[DATA ENTRIES]
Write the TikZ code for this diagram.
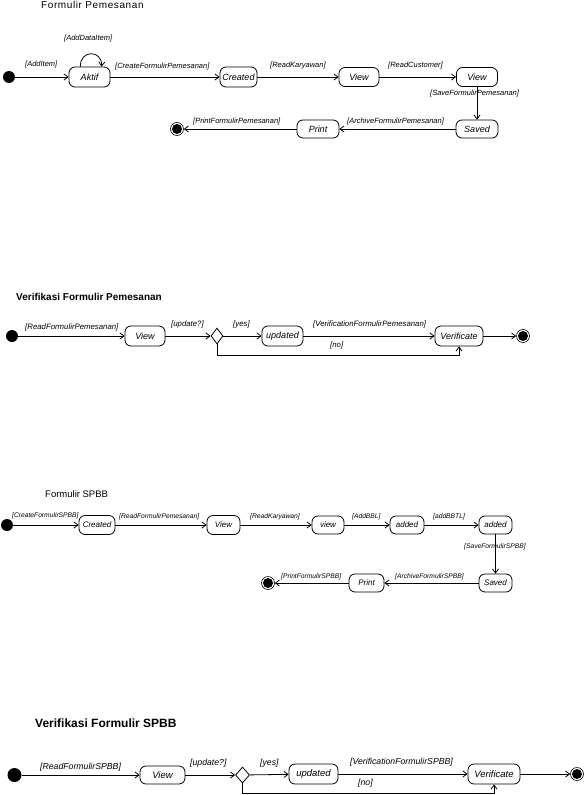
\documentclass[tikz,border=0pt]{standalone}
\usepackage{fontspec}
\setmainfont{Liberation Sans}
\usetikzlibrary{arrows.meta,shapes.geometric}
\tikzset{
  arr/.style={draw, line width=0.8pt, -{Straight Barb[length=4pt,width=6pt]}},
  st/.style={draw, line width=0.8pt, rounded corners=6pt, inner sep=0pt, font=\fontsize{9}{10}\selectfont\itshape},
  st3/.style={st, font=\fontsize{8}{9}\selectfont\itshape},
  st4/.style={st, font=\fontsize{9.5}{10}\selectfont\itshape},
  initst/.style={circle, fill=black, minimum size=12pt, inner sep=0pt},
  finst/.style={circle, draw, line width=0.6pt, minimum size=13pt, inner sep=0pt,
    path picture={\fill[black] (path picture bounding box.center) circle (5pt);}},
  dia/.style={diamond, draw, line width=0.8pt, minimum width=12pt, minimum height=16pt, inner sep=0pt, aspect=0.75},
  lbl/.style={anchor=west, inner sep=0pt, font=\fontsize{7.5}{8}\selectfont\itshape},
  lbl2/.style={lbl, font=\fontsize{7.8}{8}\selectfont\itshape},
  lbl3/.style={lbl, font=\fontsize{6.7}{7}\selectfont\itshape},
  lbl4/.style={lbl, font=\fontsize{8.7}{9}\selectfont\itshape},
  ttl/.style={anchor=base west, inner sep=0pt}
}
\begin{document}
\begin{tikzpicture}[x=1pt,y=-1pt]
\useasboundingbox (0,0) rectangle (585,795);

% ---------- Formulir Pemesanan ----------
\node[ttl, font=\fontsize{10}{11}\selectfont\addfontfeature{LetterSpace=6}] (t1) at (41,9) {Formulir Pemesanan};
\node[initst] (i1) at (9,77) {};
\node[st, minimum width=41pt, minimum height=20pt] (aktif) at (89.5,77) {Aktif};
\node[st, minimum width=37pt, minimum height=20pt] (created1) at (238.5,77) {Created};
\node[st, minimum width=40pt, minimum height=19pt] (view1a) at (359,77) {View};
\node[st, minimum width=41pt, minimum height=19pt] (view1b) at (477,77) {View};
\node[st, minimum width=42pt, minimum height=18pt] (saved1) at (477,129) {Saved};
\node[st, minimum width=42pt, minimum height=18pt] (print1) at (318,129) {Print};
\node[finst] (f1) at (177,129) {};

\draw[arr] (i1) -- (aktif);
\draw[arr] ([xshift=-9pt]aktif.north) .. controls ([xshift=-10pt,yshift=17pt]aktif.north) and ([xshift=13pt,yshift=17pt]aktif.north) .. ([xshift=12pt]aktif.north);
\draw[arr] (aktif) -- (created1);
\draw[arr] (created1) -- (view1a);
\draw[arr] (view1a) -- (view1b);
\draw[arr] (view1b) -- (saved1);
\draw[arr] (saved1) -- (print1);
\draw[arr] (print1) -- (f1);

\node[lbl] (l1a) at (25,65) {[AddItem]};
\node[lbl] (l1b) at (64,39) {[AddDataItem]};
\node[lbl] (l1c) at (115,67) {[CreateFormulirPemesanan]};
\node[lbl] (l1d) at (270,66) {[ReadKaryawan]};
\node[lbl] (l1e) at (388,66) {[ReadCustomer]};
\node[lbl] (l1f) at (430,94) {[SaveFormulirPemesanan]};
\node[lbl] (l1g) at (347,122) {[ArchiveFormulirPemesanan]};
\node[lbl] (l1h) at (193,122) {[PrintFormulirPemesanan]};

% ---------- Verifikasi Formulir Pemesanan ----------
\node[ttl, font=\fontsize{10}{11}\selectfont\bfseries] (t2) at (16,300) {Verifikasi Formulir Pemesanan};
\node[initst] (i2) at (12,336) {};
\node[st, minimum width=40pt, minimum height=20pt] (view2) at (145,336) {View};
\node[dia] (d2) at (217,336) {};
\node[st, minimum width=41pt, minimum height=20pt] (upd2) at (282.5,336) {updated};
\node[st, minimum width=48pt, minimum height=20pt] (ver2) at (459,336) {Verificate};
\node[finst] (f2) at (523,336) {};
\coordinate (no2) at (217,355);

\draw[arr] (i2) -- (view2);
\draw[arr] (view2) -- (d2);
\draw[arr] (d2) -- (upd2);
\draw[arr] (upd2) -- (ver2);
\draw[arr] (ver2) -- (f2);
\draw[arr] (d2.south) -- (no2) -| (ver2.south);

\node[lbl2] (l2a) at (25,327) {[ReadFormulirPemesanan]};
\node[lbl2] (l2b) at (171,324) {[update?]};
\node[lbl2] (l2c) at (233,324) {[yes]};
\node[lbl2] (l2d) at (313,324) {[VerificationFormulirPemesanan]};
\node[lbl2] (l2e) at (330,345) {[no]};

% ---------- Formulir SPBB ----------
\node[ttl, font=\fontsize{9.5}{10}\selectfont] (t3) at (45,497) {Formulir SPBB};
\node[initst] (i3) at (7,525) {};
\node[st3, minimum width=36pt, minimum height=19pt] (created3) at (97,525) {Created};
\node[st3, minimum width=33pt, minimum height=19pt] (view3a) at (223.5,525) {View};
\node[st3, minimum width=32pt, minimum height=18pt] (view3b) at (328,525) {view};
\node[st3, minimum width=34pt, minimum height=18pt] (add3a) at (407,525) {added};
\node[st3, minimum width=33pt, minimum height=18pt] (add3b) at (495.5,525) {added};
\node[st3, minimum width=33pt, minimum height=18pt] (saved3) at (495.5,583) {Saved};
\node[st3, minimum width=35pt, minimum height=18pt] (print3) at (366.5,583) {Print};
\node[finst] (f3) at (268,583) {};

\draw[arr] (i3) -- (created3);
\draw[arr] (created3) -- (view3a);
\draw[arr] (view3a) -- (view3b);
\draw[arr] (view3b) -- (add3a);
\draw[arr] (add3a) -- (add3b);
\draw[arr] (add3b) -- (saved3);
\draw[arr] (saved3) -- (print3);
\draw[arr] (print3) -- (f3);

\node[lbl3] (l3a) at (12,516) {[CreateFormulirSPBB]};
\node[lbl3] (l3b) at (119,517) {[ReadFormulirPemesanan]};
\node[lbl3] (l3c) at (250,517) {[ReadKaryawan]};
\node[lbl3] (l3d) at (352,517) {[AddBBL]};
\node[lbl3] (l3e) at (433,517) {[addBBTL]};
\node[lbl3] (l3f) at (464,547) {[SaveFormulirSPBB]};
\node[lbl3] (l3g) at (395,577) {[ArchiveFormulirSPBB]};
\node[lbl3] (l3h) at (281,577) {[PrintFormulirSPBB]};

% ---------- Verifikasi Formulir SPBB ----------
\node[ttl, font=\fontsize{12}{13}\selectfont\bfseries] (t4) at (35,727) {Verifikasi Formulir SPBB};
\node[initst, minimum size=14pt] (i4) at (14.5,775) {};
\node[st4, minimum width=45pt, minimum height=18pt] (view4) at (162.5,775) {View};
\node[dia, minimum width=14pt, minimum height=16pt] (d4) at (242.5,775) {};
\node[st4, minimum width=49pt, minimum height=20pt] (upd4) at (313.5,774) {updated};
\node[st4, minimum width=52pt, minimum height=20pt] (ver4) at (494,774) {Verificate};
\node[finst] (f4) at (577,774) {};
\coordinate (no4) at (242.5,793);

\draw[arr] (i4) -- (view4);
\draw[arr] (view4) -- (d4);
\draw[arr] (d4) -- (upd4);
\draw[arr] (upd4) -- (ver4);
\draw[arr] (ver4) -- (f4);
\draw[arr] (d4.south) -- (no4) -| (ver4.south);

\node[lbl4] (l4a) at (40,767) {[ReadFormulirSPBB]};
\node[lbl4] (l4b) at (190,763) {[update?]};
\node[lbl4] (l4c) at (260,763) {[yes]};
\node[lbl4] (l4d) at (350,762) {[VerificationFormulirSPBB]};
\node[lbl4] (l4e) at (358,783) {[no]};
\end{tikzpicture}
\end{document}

...

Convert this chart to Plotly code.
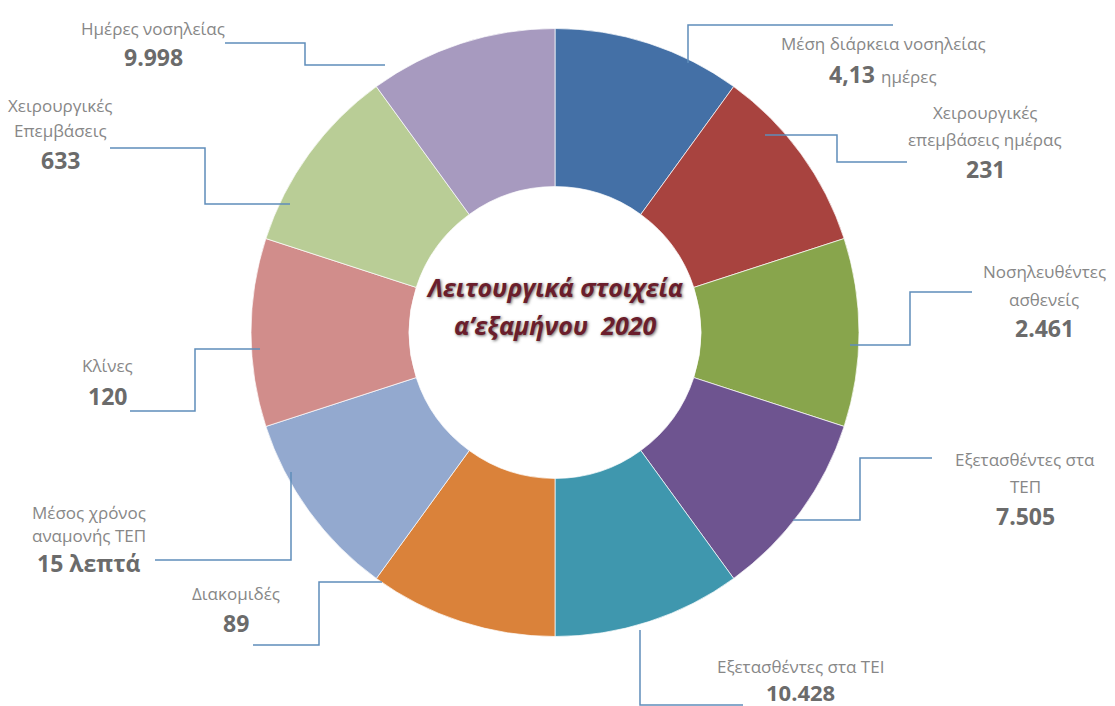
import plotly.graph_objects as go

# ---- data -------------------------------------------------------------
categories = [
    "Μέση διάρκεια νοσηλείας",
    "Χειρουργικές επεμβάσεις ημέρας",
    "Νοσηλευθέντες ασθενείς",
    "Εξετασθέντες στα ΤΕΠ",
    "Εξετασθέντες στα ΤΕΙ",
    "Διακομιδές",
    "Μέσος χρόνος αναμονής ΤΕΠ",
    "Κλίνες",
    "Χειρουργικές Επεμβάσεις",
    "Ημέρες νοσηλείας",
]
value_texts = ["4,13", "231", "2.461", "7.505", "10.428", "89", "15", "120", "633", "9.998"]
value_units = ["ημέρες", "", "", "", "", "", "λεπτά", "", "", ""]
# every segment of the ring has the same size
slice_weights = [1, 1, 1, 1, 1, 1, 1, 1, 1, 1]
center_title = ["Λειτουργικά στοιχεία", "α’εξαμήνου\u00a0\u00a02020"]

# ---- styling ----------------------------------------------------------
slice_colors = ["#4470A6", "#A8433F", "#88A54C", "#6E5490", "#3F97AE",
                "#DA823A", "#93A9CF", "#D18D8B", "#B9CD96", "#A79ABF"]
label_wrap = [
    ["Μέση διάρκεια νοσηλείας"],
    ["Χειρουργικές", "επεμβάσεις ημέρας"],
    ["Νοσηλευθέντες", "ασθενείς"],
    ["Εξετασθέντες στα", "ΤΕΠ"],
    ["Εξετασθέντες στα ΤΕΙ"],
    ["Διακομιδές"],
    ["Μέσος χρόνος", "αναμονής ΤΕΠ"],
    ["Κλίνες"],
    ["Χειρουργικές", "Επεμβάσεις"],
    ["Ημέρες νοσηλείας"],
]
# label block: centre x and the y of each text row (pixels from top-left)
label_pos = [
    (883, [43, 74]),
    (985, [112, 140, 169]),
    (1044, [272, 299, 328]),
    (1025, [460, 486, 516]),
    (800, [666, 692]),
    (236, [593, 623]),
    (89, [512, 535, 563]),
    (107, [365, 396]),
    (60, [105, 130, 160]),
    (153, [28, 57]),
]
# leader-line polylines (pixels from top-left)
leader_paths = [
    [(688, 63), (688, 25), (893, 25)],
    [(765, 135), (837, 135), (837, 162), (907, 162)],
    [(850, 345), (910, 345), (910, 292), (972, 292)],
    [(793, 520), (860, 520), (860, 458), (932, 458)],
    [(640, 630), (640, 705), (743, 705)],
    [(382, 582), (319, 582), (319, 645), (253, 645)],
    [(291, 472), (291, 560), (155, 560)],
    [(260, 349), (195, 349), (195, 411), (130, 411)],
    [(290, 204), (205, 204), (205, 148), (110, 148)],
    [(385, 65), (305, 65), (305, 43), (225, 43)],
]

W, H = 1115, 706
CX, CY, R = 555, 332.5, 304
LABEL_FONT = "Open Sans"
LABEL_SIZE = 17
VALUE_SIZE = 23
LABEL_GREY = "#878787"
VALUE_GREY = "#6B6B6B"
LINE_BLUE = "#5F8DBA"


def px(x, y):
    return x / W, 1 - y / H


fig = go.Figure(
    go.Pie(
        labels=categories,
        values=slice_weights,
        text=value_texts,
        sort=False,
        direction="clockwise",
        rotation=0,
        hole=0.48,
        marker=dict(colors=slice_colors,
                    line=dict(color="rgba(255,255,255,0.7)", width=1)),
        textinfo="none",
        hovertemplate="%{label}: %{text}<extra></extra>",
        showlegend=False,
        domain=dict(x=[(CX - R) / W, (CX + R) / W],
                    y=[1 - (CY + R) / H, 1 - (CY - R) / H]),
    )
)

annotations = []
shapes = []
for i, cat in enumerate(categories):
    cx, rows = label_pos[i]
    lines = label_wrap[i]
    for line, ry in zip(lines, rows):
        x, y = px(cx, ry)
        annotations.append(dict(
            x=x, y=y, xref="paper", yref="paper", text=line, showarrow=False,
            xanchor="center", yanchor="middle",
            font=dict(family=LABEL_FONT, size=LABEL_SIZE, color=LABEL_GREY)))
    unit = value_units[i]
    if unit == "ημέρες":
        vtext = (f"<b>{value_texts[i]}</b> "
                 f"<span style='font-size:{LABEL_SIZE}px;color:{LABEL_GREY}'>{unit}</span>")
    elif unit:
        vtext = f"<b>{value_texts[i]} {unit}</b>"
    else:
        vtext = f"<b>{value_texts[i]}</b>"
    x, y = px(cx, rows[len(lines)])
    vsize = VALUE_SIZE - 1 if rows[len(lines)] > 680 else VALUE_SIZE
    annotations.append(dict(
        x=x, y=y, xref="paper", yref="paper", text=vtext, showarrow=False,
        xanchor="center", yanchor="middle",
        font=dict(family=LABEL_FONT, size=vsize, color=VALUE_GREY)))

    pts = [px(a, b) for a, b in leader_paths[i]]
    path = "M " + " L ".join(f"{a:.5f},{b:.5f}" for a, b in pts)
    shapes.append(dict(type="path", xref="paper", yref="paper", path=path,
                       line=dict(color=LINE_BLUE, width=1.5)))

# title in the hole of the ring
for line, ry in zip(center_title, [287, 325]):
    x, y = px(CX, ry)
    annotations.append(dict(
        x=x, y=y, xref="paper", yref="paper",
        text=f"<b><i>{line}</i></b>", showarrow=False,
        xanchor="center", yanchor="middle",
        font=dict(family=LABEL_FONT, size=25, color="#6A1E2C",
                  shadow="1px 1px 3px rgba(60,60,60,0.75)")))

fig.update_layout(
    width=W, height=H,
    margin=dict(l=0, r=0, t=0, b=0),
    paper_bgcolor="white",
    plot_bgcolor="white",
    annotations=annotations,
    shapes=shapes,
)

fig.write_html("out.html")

* * *

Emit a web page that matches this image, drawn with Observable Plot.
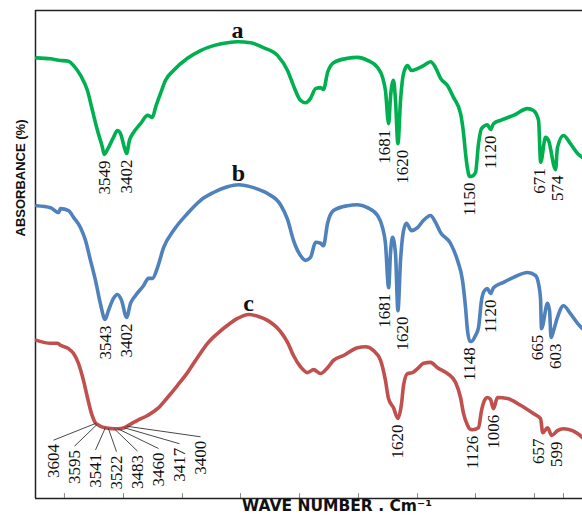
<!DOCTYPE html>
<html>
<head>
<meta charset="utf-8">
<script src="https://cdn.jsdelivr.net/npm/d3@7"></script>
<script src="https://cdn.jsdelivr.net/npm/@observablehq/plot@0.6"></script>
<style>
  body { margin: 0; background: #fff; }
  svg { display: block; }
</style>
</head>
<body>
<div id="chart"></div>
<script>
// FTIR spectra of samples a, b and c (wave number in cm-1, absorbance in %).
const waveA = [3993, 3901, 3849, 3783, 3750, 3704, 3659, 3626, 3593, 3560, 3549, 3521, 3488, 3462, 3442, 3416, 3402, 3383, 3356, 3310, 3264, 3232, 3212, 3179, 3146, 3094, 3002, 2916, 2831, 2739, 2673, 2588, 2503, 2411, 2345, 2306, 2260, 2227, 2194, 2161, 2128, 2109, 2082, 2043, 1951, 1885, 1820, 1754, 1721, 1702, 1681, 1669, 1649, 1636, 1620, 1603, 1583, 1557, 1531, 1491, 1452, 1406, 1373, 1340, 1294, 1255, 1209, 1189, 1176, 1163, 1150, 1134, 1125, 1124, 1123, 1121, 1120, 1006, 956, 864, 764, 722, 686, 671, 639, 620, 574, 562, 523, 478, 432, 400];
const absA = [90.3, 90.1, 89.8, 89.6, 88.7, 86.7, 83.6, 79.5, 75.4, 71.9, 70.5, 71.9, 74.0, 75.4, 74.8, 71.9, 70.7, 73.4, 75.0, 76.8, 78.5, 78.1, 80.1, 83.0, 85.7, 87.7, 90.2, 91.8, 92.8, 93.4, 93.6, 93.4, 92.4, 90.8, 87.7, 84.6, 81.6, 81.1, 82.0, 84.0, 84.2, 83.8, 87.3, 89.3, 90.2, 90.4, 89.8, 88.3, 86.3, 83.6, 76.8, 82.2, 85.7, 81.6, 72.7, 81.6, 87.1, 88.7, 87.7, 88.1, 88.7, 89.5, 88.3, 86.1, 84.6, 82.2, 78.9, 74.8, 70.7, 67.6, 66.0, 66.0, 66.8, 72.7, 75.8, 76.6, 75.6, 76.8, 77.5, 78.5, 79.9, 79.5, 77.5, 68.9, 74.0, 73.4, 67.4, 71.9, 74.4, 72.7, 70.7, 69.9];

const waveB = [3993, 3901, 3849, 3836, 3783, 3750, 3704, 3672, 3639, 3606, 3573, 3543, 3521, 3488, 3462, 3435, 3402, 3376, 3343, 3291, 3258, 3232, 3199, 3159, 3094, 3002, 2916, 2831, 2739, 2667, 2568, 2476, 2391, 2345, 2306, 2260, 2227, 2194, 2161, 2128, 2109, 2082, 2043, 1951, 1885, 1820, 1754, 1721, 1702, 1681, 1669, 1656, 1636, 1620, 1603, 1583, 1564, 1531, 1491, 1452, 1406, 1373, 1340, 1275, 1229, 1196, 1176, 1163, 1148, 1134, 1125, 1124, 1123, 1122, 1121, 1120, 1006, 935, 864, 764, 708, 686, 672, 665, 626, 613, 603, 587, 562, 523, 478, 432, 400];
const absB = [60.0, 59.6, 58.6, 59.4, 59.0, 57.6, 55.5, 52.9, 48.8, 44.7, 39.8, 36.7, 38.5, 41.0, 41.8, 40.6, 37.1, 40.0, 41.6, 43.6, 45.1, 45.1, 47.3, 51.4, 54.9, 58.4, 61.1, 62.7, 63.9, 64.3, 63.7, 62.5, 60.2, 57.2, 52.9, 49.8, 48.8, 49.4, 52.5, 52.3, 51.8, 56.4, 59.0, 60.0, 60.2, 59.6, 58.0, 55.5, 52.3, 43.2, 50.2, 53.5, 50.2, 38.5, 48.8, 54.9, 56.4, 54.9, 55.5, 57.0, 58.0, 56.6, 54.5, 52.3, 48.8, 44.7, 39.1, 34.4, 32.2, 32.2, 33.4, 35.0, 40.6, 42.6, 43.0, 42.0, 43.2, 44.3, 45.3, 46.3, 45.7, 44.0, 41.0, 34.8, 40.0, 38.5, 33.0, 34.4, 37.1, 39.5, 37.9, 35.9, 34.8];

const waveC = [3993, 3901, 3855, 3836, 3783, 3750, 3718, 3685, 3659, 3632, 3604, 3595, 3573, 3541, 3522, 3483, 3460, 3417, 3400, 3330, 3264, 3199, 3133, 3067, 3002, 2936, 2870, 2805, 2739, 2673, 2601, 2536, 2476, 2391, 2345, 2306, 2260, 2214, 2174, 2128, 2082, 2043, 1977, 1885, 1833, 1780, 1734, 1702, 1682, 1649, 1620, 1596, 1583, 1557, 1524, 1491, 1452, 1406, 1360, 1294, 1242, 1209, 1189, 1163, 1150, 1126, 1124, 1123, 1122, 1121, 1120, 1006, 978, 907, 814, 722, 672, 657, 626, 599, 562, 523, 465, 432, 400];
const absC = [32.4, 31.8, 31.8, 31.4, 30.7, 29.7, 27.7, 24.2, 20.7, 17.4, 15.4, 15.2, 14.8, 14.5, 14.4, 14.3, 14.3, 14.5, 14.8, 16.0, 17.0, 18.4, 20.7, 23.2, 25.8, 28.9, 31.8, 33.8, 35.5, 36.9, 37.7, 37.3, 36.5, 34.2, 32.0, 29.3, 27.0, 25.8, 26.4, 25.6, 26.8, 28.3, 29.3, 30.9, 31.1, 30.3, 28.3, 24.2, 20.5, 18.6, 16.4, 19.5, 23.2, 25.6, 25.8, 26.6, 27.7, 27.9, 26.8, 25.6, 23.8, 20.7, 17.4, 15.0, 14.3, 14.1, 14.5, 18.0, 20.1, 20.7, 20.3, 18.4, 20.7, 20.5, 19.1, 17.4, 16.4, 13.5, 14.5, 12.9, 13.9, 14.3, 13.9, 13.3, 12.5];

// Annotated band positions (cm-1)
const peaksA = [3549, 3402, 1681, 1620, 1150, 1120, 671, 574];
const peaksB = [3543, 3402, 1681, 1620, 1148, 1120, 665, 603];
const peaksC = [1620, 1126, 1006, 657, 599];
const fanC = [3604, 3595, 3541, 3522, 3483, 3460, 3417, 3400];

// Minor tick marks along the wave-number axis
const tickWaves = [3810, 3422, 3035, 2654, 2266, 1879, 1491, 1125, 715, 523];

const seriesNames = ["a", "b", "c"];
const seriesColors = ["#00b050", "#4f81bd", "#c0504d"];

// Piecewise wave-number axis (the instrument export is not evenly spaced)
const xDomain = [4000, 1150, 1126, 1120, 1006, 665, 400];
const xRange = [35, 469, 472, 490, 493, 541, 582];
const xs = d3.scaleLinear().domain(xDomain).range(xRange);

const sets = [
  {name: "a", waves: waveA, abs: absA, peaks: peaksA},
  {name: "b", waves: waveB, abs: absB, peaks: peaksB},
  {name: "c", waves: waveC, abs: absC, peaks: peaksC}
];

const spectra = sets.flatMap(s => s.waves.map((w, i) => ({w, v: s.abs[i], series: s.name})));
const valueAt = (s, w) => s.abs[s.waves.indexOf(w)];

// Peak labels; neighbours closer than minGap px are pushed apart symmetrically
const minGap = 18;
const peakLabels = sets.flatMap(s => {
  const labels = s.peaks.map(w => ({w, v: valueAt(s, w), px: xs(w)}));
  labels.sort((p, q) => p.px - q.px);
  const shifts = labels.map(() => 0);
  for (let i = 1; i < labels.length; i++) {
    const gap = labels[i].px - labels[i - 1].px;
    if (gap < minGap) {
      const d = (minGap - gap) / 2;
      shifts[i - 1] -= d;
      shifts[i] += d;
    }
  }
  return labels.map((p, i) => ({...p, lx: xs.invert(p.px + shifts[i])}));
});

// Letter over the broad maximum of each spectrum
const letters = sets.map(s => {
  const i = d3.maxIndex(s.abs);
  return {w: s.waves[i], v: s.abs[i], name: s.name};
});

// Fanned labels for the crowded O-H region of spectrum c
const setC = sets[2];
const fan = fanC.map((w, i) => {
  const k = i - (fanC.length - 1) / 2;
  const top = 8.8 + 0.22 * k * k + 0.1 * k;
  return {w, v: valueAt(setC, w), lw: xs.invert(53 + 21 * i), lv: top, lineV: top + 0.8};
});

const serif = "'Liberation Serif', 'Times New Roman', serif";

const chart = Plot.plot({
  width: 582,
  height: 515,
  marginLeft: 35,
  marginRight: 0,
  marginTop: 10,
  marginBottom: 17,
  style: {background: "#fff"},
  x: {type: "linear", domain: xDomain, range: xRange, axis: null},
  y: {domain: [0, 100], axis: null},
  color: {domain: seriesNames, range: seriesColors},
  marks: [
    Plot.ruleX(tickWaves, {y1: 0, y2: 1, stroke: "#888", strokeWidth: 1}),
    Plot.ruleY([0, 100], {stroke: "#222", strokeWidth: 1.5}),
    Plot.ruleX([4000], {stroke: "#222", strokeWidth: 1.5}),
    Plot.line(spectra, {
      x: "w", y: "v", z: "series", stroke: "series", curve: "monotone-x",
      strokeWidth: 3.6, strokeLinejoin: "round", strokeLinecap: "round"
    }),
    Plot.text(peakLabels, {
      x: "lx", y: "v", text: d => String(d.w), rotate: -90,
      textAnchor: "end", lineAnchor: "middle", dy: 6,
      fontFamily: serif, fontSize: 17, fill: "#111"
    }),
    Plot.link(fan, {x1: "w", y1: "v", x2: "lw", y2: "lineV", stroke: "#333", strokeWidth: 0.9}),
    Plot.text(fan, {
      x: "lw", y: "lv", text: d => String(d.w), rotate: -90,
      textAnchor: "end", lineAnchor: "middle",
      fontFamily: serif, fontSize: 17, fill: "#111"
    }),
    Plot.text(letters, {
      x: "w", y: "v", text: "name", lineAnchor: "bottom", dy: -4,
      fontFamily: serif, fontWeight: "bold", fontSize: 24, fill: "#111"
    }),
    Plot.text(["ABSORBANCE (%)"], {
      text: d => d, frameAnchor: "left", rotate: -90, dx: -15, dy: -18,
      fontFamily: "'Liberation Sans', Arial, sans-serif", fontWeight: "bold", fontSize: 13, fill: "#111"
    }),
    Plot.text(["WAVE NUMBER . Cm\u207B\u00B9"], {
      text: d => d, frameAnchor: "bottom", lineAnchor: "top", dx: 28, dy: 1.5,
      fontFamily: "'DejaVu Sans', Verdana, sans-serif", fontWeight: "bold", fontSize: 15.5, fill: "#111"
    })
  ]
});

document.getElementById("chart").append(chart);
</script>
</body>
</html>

[WHAT YOU ARE ASKED TO DO]
Using the data above, set down each line from the line with "Emit a web page" to the line with "72.7, 70.7, 69.9];" exactly, both ends included, and leave the pictures behind. Nothing else belongs.

[REPLY]
Emit a web page that matches this image, drawn with Observable Plot.
<!DOCTYPE html>
<html>
<head>
<meta charset="utf-8">
<script src="https://cdn.jsdelivr.net/npm/d3@7"></script>
<script src="https://cdn.jsdelivr.net/npm/@observablehq/plot@0.6"></script>
<style>
  body { margin: 0; background: #fff; }
  svg { display: block; }
</style>
</head>
<body>
<div id="chart"></div>
<script>
// FTIR spectra of samples a, b and c (wave number in cm-1, absorbance in %).
const waveA = [3993, 3901, 3849, 3783, 3750, 3704, 3659, 3626, 3593, 3560, 3549, 3521, 3488, 3462, 3442, 3416, 3402, 3383, 3356, 3310, 3264, 3232, 3212, 3179, 3146, 3094, 3002, 2916, 2831, 2739, 2673, 2588, 2503, 2411, 2345, 2306, 2260, 2227, 2194, 2161, 2128, 2109, 2082, 2043, 1951, 1885, 1820, 1754, 1721, 1702, 1681, 1669, 1649, 1636, 1620, 1603, 1583, 1557, 1531, 1491, 1452, 1406, 1373, 1340, 1294, 1255, 1209, 1189, 1176, 1163, 1150, 1134, 1125, 1124, 1123, 1121, 1120, 1006, 956, 864, 764, 722, 686, 671, 639, 620, 574, 562, 523, 478, 432, 400];
const absA = [90.3, 90.1, 89.8, 89.6, 88.7, 86.7, 83.6, 79.5, 75.4, 71.9, 70.5, 71.9, 74.0, 75.4, 74.8, 71.9, 70.7, 73.4, 75.0, 76.8, 78.5, 78.1, 80.1, 83.0, 85.7, 87.7, 90.2, 91.8, 92.8, 93.4, 93.6, 93.4, 92.4, 90.8, 87.7, 84.6, 81.6, 81.1, 82.0, 84.0, 84.2, 83.8, 87.3, 89.3, 90.2, 90.4, 89.8, 88.3, 86.3, 83.6, 76.8, 82.2, 85.7, 81.6, 72.7, 81.6, 87.1, 88.7, 87.7, 88.1, 88.7, 89.5, 88.3, 86.1, 84.6, 82.2, 78.9, 74.8, 70.7, 67.6, 66.0, 66.0, 66.8, 72.7, 75.8, 76.6, 75.6, 76.8, 77.5, 78.5, 79.9, 79.5, 77.5, 68.9, 74.0, 73.4, 67.4, 71.9, 74.4, 72.7, 70.7, 69.9];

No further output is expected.